[START OF INFORMATION SUPPLIED]
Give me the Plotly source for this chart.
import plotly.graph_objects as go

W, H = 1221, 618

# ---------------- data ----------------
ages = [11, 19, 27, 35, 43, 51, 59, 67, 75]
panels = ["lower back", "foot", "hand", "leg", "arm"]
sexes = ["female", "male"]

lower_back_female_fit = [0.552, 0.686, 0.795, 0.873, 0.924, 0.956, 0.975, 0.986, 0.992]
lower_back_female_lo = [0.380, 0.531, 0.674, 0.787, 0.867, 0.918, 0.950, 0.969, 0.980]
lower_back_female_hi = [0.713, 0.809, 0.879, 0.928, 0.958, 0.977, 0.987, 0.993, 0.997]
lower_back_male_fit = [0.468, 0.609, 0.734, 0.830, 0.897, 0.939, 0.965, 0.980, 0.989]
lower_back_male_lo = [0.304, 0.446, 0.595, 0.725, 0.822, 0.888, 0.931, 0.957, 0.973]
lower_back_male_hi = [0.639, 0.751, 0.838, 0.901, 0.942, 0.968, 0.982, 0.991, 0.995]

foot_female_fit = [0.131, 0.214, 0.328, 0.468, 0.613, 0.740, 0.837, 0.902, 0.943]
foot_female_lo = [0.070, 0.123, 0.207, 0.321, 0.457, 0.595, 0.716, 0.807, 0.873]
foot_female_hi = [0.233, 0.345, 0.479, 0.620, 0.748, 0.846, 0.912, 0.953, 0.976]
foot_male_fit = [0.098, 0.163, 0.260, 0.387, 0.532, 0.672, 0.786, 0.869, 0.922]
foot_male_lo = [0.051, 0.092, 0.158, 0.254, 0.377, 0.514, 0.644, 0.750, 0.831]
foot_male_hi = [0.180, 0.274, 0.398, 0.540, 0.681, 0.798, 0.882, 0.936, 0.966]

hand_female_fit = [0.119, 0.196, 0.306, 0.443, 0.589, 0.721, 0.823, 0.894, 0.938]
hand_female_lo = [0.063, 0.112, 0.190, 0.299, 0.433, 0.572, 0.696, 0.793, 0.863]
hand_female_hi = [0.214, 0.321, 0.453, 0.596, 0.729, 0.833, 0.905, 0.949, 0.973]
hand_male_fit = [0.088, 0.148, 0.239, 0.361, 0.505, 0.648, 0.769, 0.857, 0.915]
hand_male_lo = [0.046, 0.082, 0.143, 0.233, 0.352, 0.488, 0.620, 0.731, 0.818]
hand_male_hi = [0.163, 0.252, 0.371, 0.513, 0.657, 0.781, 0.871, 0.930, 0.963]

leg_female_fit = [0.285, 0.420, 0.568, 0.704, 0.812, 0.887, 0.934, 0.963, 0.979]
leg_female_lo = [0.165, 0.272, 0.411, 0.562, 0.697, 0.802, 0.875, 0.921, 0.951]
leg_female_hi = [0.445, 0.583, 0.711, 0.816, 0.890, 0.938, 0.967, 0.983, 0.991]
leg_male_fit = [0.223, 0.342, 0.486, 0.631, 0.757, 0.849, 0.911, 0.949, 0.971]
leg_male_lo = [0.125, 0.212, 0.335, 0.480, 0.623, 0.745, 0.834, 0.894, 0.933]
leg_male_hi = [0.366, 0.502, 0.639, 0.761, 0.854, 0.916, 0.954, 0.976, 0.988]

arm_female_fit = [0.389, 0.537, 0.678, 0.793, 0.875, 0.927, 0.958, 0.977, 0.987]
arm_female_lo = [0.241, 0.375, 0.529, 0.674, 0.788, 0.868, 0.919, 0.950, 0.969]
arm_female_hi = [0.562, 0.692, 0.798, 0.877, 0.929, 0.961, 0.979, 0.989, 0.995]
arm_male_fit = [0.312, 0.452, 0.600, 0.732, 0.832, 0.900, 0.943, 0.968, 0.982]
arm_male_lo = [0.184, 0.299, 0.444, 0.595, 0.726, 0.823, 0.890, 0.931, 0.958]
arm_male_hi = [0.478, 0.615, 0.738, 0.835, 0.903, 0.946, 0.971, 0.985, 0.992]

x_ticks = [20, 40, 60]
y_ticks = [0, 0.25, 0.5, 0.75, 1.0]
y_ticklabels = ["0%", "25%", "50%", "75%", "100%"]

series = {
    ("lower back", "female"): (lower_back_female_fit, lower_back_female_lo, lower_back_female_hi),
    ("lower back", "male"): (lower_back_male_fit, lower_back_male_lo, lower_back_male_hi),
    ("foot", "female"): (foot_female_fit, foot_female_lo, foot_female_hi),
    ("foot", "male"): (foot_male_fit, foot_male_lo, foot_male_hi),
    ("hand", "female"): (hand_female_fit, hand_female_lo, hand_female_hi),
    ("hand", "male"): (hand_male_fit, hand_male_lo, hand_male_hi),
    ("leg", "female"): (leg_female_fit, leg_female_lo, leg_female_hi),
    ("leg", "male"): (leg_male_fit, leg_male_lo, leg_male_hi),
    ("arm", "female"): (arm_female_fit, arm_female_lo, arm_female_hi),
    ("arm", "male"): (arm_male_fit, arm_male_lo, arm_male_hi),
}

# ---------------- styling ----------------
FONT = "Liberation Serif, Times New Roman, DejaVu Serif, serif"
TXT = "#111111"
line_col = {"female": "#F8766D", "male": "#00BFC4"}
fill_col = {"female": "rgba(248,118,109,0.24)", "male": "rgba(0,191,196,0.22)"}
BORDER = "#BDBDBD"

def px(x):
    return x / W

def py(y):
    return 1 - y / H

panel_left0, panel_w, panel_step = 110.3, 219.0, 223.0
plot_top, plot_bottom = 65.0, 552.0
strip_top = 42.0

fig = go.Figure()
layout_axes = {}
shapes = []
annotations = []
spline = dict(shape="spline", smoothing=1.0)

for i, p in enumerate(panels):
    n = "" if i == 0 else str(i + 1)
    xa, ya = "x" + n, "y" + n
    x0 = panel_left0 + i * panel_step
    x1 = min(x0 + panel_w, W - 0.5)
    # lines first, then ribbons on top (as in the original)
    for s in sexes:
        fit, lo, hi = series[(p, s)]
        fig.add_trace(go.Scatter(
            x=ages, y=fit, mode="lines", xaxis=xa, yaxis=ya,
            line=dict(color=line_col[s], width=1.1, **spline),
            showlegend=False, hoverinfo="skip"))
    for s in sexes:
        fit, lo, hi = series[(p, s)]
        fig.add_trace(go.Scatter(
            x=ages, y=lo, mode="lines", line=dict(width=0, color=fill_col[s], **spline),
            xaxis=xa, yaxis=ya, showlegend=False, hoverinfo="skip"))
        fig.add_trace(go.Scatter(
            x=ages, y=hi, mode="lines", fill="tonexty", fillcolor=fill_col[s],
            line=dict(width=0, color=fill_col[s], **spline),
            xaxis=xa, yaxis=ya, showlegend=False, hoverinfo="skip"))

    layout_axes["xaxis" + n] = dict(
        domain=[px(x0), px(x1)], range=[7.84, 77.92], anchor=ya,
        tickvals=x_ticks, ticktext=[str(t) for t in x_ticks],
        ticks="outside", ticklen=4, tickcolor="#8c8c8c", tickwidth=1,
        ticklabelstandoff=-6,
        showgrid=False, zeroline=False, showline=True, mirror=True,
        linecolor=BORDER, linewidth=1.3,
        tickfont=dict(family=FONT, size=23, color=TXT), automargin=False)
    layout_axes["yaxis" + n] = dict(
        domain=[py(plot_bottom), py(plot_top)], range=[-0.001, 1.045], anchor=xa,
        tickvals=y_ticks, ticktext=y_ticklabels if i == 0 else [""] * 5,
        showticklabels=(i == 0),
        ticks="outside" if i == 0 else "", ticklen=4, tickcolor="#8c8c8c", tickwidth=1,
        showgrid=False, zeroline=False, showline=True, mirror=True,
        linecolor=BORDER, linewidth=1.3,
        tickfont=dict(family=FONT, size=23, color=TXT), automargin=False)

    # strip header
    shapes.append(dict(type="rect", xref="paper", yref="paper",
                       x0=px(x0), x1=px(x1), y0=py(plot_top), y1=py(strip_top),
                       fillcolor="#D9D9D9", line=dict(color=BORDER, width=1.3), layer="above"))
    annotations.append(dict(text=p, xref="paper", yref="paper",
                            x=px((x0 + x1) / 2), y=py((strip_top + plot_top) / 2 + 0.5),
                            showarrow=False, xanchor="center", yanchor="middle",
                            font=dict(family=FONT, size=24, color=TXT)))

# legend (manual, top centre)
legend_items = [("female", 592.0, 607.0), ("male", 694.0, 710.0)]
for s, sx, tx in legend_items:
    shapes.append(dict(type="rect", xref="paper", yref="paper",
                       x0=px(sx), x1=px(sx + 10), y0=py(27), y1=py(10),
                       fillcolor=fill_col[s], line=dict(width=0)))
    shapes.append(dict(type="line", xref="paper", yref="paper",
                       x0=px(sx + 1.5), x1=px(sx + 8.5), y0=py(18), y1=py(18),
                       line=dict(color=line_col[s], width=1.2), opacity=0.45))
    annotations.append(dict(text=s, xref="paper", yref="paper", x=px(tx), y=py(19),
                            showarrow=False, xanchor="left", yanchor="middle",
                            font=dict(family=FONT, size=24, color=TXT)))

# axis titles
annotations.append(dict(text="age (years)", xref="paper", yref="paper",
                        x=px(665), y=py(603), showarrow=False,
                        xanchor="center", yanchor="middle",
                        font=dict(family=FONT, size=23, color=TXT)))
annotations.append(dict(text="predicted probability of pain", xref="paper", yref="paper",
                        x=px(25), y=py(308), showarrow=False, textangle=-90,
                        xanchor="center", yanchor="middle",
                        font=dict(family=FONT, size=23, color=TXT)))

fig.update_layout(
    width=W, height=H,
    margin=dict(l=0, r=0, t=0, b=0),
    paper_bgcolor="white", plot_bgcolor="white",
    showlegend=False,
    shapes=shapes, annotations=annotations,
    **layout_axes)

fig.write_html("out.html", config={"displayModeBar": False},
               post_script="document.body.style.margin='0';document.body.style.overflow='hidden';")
[END OF INFORMATION SUPPLIED]
## GOAL:
Reproduce, please, the lines of the material from its first line down to the line containing "0.982, 0.991, 0.995]", keeping both ends and nothing beyond them.

## THE OUTPUT:
Give me the Plotly source for this chart.
import plotly.graph_objects as go

W, H = 1221, 618

# ---------------- data ----------------
ages = [11, 19, 27, 35, 43, 51, 59, 67, 75]
panels = ["lower back", "foot", "hand", "leg", "arm"]
sexes = ["female", "male"]

lower_back_female_fit = [0.552, 0.686, 0.795, 0.873, 0.924, 0.956, 0.975, 0.986, 0.992]
lower_back_female_lo = [0.380, 0.531, 0.674, 0.787, 0.867, 0.918, 0.950, 0.969, 0.980]
lower_back_female_hi = [0.713, 0.809, 0.879, 0.928, 0.958, 0.977, 0.987, 0.993, 0.997]
lower_back_male_fit = [0.468, 0.609, 0.734, 0.830, 0.897, 0.939, 0.965, 0.980, 0.989]
lower_back_male_lo = [0.304, 0.446, 0.595, 0.725, 0.822, 0.888, 0.931, 0.957, 0.973]
lower_back_male_hi = [0.639, 0.751, 0.838, 0.901, 0.942, 0.968, 0.982, 0.991, 0.995]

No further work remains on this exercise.